Don’t expect amenities like room service. You may or may not get stuff like air conditioning and a private bathroom- be sure to ask when you make your reservation if that’s important to you. You may or may not have to pay extra for breakfast at the hotel.

Both correct, although there’s plenty more to say on the topic.

There’s non-express trains to Gatwick both from Victoria and from a number of other stations across central London, which are a fair bit cheaper. Other stations served include Blackfriars and London Bridge, which can be much more convenient depending on where you’re heading to/from.

The Heathrow Express isn’t cheap, and isn’t handy unless your hotel is in the vicinity of Paddington or you’re then prepared to pay for a cab as well. The Underground is your more likely best option.

Stansted and Luton airports have lots of flights to Amsterdam, but are both a long way out of town. There’s train routes to both, and also cheaper but slower coach services. Also check flights from London City, with VLM, which may not be as cheap but are much more convenient.

If you are looking for slightly cheaper accommodation, but still central with good access to transport, you might have a look at some of the youth hostels in London (linky). A few of them have private family rooms that can sleep two adults and two kids, for between £70-£100/night. I stayed at St Pancras YHA last time I was in London on holidays and a single dorm bed (including breakfast) cost me £25. Plus the hostel is literally across the road from Euston Road / St Pancras station.

I am neither a parent nor an experienced world traveller, but when I stayed in London it was at the Crowne Plaza St. James. Right near Buckingham Palace, Tube station right around the corner, short hop from Victoria station as well.

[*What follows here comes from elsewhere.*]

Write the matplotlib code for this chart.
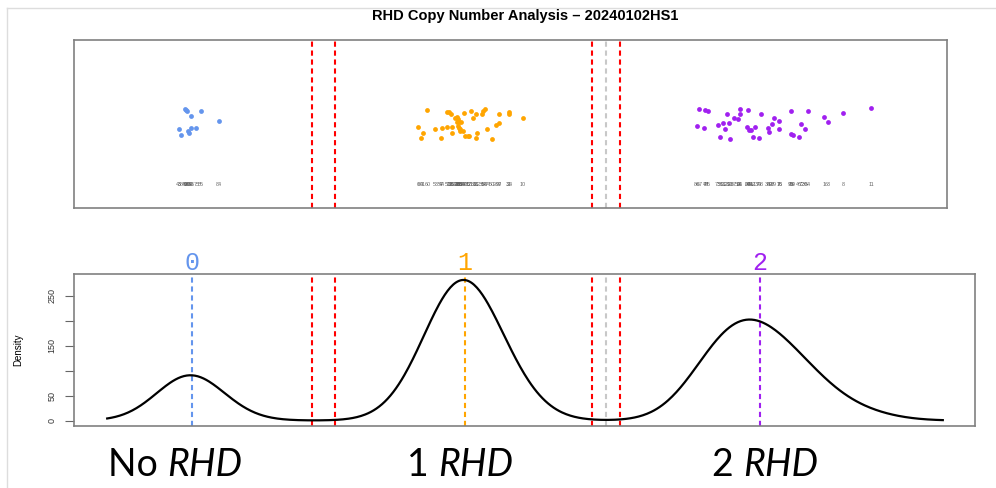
import numpy as np
import matplotlib
matplotlib.use("Agg")
import matplotlib.pyplot as plt
from matplotlib.lines import Line2D
from matplotlib.offsetbox import TextArea, HPacker, AnnotationBbox

# Razao de leituras RHD (em por mil) de cada amostra, por grupo de copias
blue_x = [0.240, 0.277, 0.491, 0.341, 0.784, 0.139, 0.341, 0.421, 0.288, 0.309, 0.181, 0.256]
blue_y = [0.589, 0.579, 0.577, 0.549, 0.518, 0.470, 0.478, 0.478, 0.460, 0.448, 0.435, 0.583]
blue_ids = [46, 90, 55, 30, 84, 43, 96, 75, 39, 88, 38, 92]

orange_x = [4.117, 4.427, 4.469, 4.491, 4.709, 4.816, 4.891, 5.013, 5.035, 4.992,
            4.853, 4.587, 4.608, 4.629, 4.587, 5.259, 5.419, 5.429, 5.643, 3.973,
            4.245, 4.352, 4.427, 4.512, 4.619, 4.635, 4.683, 4.725, 4.763, 4.779,
            4.917, 5.077, 5.216, 5.269, 4.053, 4.011, 4.331, 4.507, 4.640, 4.896,
            5.152, 4.560, 4.661, 4.603]
orange_y = [0.583, 0.573, 0.573, 0.558, 0.564, 0.579, 0.560, 0.577, 0.589, 0.558,
            0.534, 0.544, 0.530, 0.514, 0.514, 0.558, 0.569, 0.562, 0.536, 0.484,
            0.470, 0.476, 0.480, 0.482, 0.474, 0.460, 0.460, 0.429, 0.427, 0.429,
            0.444, 0.472, 0.494, 0.504, 0.444, 0.417, 0.417, 0.448, 0.468, 0.419,
            0.413, 0.534, 0.514, 0.486]
orange_ids = [60, 5, 18, 33, 47, 71, 2, 14, 58, 36, 81, 22, 49, 65, 77, 97, 31, 24, 10, 6,
              53, 44, 7, 26, 93, 68, 19, 40, 85, 12, 62, 74, 28, 9, 41, 80, 57, 15, 35, 87,
              50, 20, 82, 25]

purple_x = [8.469, 8.565, 8.608, 8.917, 9.115, 9.248, 9.019, 9.088, 8.949, 9.120,
            9.456, 8.843, 8.768, 8.432, 8.549, 8.875, 8.805, 8.965, 9.237, 9.269,
            9.296, 9.365, 9.328, 9.419, 9.568, 9.589, 9.627, 9.664, 9.749, 9.749,
            9.941, 10.208, 9.931, 9.963, 10.069, 10.101, 10.160, 10.464, 10.528, 10.768,
            11.221]
purple_y = [0.589, 0.585, 0.579, 0.562, 0.587, 0.583, 0.534, 0.530, 0.508, 0.558,
            0.558, 0.508, 0.494, 0.486, 0.478, 0.472, 0.423, 0.411, 0.482, 0.466,
            0.466, 0.480, 0.423, 0.417, 0.474, 0.454, 0.498, 0.538, 0.520, 0.470,
            0.579, 0.577, 0.442, 0.436, 0.423, 0.502, 0.468, 0.540, 0.512, 0.567,
            0.593]
purple_ids = [67, 78, 45, 21, 94, 29, 37, 52, 99, 61, 48, 17, 73, 86, 4, 32, 56, 23, 64, 79,
              91, 13, 42, 70, 34, 59, 27, 89, 16, 76, 83, 54, 95, 69, 46, 72, 39, 1, 63, 8, 11]

# medias dos grupos e limites de corte (por mil)
cluster_means = [0.352, 4.72, 9.44]
cluster_names = ["0", "1", "2"]
red_cuts = [2.272, 2.64, 6.752, 7.2]
gray_cut = [6.976]

bandwidth = 0.52
title = "RHD Copy Number Analysis \u2013 20240102HS1"
captions = [("No ", "RHD"), ("1 ", "RHD"), ("2 ", "RHD")]
caption_x = [0.1755, 0.4615, 0.768]

colors = ["#6495ED", "#FFA500", "#A020F0"]
dash = (0, (2.5, 1.8))


def kde(values, bw, grid):
    d = (grid[:, None] - values[None, :]) / bw
    return np.exp(-0.5 * d ** 2).sum(axis=1) / (len(values) * bw * np.sqrt(2 * np.pi))


def main():
    plt.rcParams["font.family"] = ["Liberation Sans", "DejaVu Sans"]

    fig = plt.figure(figsize=(9.96, 4.88), dpi=100)

    # moldura clara do slide
    fig.add_artist(Line2D([7 / 996, 1], [1 - 8 / 488, 1 - 8 / 488], color="#dddddd", lw=1))
    fig.add_artist(Line2D([7 / 996, 7 / 996], [0, 1 - 8 / 488], color="#dddddd", lw=1))

    fig.text(525 / 996, 1 - 16 / 488, title, ha="center", va="center",
             fontsize=10.5, fontweight="bold")

    # painel de cima: pontos das amostras
    ax1 = fig.add_axes([74 / 996, 1 - 208 / 488, 873 / 996, 168 / 488])
    groups = [(blue_x, blue_y, blue_ids), (orange_x, orange_y, orange_ids),
              (purple_x, purple_y, purple_ids)]
    for (gx, gy, gid), c in zip(groups, colors):
        ax1.scatter(gx, gy, s=12, color=c, linewidths=0, zorder=3)
        for xv, idv in zip(gx, gid):
            ax1.text(xv, 0.137, str(idv), ha="center", va="center",
                     fontsize=3.9, color="#666666")
    for xv in red_cuts:
        ax1.axvline(xv, color="red", lw=1.5, linestyle=dash)
    for xv in gray_cut:
        ax1.axvline(xv, color="#c8c8c8", lw=1.5, linestyle=dash)
    ax1.set_xlim(-1.536, 12.432)
    ax1.set_ylim(0, 1)
    ax1.set_xticks([])
    ax1.set_yticks([])

    # painel de baixo: densidade
    ax2 = fig.add_axes([74 / 996, 1 - 426 / 488, 901 / 996, 152 / 488])
    all_x = np.concatenate([blue_x, orange_x, purple_x])
    grid = np.linspace(all_x.min() - 2.2 * bandwidth, all_x.max() + 2.2 * bandwidth, 600)
    # densidade na escala da razao (nao por mil)
    dens = kde(all_x / 1000, bandwidth / 1000, grid / 1000)
    ax2.plot(grid, dens, color="black", lw=1.6, zorder=4)

    for xv, name, c in zip(cluster_means, cluster_names, colors):
        ax2.axvline(xv, color=c, lw=1.5, linestyle=dash)
        ax2.text(xv, 1.075, name, transform=ax2.get_xaxis_transform(),
                 ha="center", va="center", color=c, fontsize=18,
                 family="Liberation Mono")
    for xv in red_cuts:
        ax2.axvline(xv, color="red", lw=1.5, linestyle=dash)
    for xv in gray_cut:
        ax2.axvline(xv, color="#c8c8c8", lw=1.5, linestyle=dash)

    ax2.set_xlim(-1.536, 12.88)
    ax2.set_ylim(-11, 294)
    ax2.set_xticks([])
    ax2.set_yticks([0, 50, 100, 150, 200, 250])
    ax2.set_yticklabels(["0", "50", "", "150", "", "250"], rotation=90, va="center")
    ax2.tick_params(axis="y", labelsize=6.5, length=6.5, width=0.8,
                    color="#666666", labelcolor="#333333", pad=6)
    ax2.set_ylabel("Density", fontsize=7)
    ax2.yaxis.set_label_coords(-51 / 901, 0.5)

    for ax in (ax1, ax2):
        for sp in ax.spines.values():
            sp.set_color("#808080")
            sp.set_linewidth(1.2)

    # legendas de baixo: "No RHD", "1 RHD", "2 RHD"
    for (plain, ital), xc in zip(captions, caption_x):
        t1 = TextArea(plain, textprops=dict(family="Lato", fontsize=27, color="black"))
        t2 = TextArea(ital, textprops=dict(family="Lato", fontsize=27, style="italic",
                                           color="black"))
        box = HPacker(children=[t1, t2], align="baseline", pad=0, sep=0)
        ab = AnnotationBbox(box, (xc, 1 - 465 / 488), xycoords="figure fraction",
                            frameon=False, box_alignment=(0.5, 0.5))
        fig.add_artist(ab)

    fig.savefig("out.png", dpi=100)


if __name__ == "__main__":
    main()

I got one of their small rooms as a deal on travelocity - I think they’re quite expensive. They have one or two restaurants on-site, room service, hot pot/instant coffee in room, cable…not sure if they have internet because I don’t have a laptop. My room was pretty small, but the bathroom was nice, and the staff was always very friendly.

ETA: looking at the website, they do have internet access. And if you come in via Gatwick, the Express train runs into Victoria station.

I’d second/third/fourth the suggestion that you go by Eurostar from Waterloo to Brussels and then change to an Amsterdam train. The Eurostar service is superb, I’ve used it many times going to Antwerp and have always enjoyed the trips. Going on from Brussels to Amsterdam is a trip I’ve done a couple of times and that’s a very enjoyable way to travel.

If your children are old enough to appreciate it, I’m sure they’ll like the train journeys rather than an impersonal flight.

If you do decide to go down the Eurostar route however, book early. Else you’ll be paying a small fortune.

Similarly, if they haven’t been on a large ship before, the Harwich - Hook of Holland train-boat combination could be a lot of fun.

As long as the sea’s calm !

Last time we were in London, we stayed at the Strand Palace Hotel. We had Kiddo with us, he was 4½. We were treated really well and the staff seemed to really like kids. The complimentary full English breakfast was outstanding. Often we didn’t even need to eat lunch. The nearest tube station is Covent Garden. The Lyceum Theater (home of the Lion King) is right around the corner.

This is a great site to visit for all kinds of info about London. Hotels, restaurants, sights to see and discounts! Their hotel section is very helpful.

If you or your husband are active or former military*, there is the Union Jack Club right outside the Waterloo tube station, which I found pretty convenient. Overnight rates are very inexpensive, and it’s geared towards the retired or separated enlisted people. Officers have to pay to become members, and also for overnight lodgings, which makes it less of a good deal. I remember the rooms were very small but also very inexpensive and extremely convenient to the rest of the city. If you’re not out exploring the city all day and most of the evening, your kids may find the accommodations lacking compared to even the most modest U.S. chain hotel. I don’t think my room had a TV (due to gov’t regulation of TV sets).

    • UK, US, Canadian, and Australian (also NATO?) military are all eligible, and/or some police and fire services – if you’re even close consider calling and asking if you’re eligible.